Der Rundgang über den großen Platz führt uns dann um die Kirche, den großen Glockenturm und das ursprünglich gotische Rathaus, das im Renaissancestil prächtig umgebaut wurde, schöne Arkaden, eine reich gestaltete Dachlandschaft sowie über dem Eingang die Darstellung der fünf Kardinal-Tugenden aufweist. Daneben steht ein als Pranger verwendeter Schandkäfig von 1600. Die Türe steht offen, sodass sich Touristen darinnen fotografieren lassen können. Kirche und Rathaus sind von reich bemalten und schönen Bürgerhäusern umsäumt. In der klassizistischen evangel. Kirche zeigt das Altarbild Jesus, wie er dem Zweifler Petrus am See Genezareth ins Boot hilft.
Nach der Mittagspause geht es zu dem etwas östlich von Leutschau gelegenen Zipser Kapitel, kirchliche Hauptverwaltung der Region mit Bischofsitz. Es besteht aus der von einer Mauer umgebenen romanisch-gotischen Martinskathedrale mit barockem Glockenturm und einer einzigen Straße, von der man einen guten Blick auf die Ruinen der auf einem Hügel erbauten Zipser Burg hat. Leider zwingt uns ein rasch einsetzender Regenschauer, bevor wir die große zweitürmige romanische Westfassade bewundern können, zur Flucht in das Kircheninnere. Neben schönen Altären sind auch in der Zapolya-Kapelle die Grabsteine und Totenschilder dieser ungar. Adelsfamilie, die durch viele Jahre die Burg besaß, bemerkenswert. Nach dem Singen mehrerer Kanons hat der Regen so weit nachgelassen, dass wir zum Bus eilen können.

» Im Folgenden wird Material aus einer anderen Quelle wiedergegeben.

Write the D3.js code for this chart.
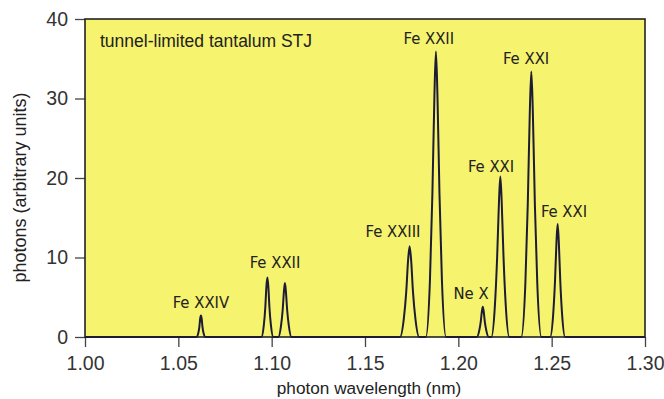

Nach Mittag erreichen wir mit der großen Stadt Presov (ca. 90.000 Einwohner) unser östlichstes Ziel. Die Pfarrkirche zum hl. Nikolaus, in der gerade die Orgel gestimmt wird, hat schöne barocke Altäre. Interessant ist auch die in Blau gehaltene Kanzel. Vor der Kirche befinden sich auf der zu einem Platz erweiterten Straße zahlreiche prächtig verzierte Bürgerhäuser, z. B. das Rakoczi-Haus, ein Neptunbrunnen und ein Gedenkobelisk für die sowjet. Armee. Um 17 h sind wir wieder im Hotel.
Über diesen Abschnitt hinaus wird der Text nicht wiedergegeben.